Inspite of being in the heart of the city, the library does not attract many visitors. People are unable to guide you to the spot even though it is right there on one of the busiest roads of the city.
The hidden Hyderabad
Be it the forts, tombs or the library, all of them are in competition with the Charminar and Golconda Fort in the race against time, and what is most painful is that you can see them lagging behind. More than preservation by the State, these places need attention of the people they were preserved for in the first place. These are the places that tell the tale of time better than anything on Google, and to wait for them to crumble into dust before their significance can be realised, is a loss of national treasure.

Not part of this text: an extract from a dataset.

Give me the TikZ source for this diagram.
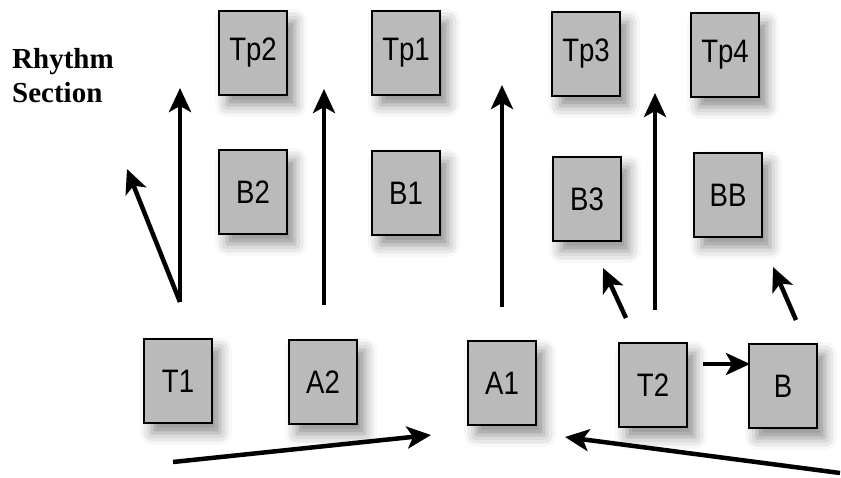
\documentclass[tikz,border=0pt]{standalone}
\usepackage{fontspec}
\setmainfont{Liberation Serif}
\newfontfamily\boxfont{Liberation Sans}
\usetikzlibrary{arrows.meta,shadows.blur}
\newcommand\plab[1]{\scalebox{0.95}[1.12]{#1}}
\begin{document}
\begin{tikzpicture}[x=1pt,y=-1pt,
  player/.style={draw=black, line width=1.8pt, fill=black!27,
    minimum width=68pt, minimum height=84pt, inner sep=0pt,
    font=\boxfont\fontsize{29}{32}\selectfont,
    blur shadow={shadow xshift=8pt, shadow yshift=-10pt, shadow blur radius=12pt, shadow opacity=45}},
  arr/.style={line width=4.5pt, -{Stealth[length=24pt,width=22pt,inset=6pt]}},
  lbl/.style={font=\bfseries\fontsize{29}{32}\selectfont, anchor=base west, inner sep=0pt}
]
\useasboundingbox (0,0) rectangle (841,478);

% label
\node[lbl] (rh) at (12,69) {Rhythm};
\node[lbl] (se) at (12,103) {Section};

% top row
\node[player] (Tp2) at (253,53) {\plab{Tp2}};
\node[player] (Tp1) at (406,53) {\plab{Tp1}};
\node[player] (Tp3) at (586,54) {\plab{Tp3}};
\node[player] (Tp4) at (725,55) {\plab{Tp4}};
% middle row
\node[player] (B2) at (253,192) {\plab{B2}};
\node[player] (B1) at (406,193) {\plab{B1}};
\node[player] (B3) at (587,199) {\plab{B3}};
\node[player] (BB) at (728,195) {\plab{BB}};
% bottom row
\node[player] (T1) at (178,381) {\plab{T1}};
\node[player] (A2) at (323,382) {\plab{A2}};
\node[player] (A1) at (502,383) {\plab{A1}};
\node[player] (T2) at (653,385) {\plab{T2}};
\node[player] (B) at (783,386) {\plab{B}};

% arrow end points
\coordinate (t1base) at (180,302);
\coordinate (t1up) at (180,88);
\coordinate (t1diag) at (127,169);
\coordinate (a2base) at (324,305);
\coordinate (a2up) at (324,89);
\coordinate (a1base) at (502,307);
\coordinate (a1up) at (502,85);
\coordinate (t2base) at (655,310);
\coordinate (t2up) at (655,93);
\coordinate (b3tail) at (626,318);
\coordinate (b3tip) at (603,268);
\coordinate (bbtail) at (796,320);
\coordinate (bbtip) at (773,267);
\coordinate (t2btail) at (703,364);
\coordinate (t2btip) at (750,364);
\coordinate (ltail) at (173,462);
\coordinate (ltip) at (431,435);
\coordinate (rtail) at (840,473);
\coordinate (rtip) at (565,437);

\draw[arr] (t1base) -- (t1up);
\draw[arr] (t1base) -- (t1diag);
\draw[arr] (a2base) -- (a2up);
\draw[arr] (a1base) -- (a1up);
\draw[arr] (t2base) -- (t2up);
\draw[arr] (b3tail) -- (b3tip);
\draw[arr] (bbtail) -- (bbtip);
\draw[arr] (t2btail) -- (t2btip);
\draw[arr] (ltail) -- (ltip);
\draw[arr] (rtail) -- (rtip);
\end{tikzpicture}
\end{document}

Hyderabad is one of the friendliest places in the country, and this quality of the city should be taken into consideration while exploring it. The city and the people welcome you with open arms, and before you know it, you have become a part of the city too. All that is required is to break the ice and try and know the city better, try and see places that others do not see, try and know the secrets that the city is waiting to tell. Map the ruins and spread the word of these places. It is important to go to the forts that have existed over years either under threat, or abandonment; it is important to go to the tombs of those kings who probably feared oblivion all their lives; and it is important to go to the libraries where books are engulfed in darkness, waiting to be dusted and breathed open again. It is in times like these that you ponder upon the lesser known towns, what they might have in store, what is known of them, and what amongst them is perishing. If the biggest cities of the country can have lesser known places of historical significance, what about the lesser known towns? The answer lies in knocking on doors that seem closed, and letting the spirit of the city or town or even a village, stir the soul.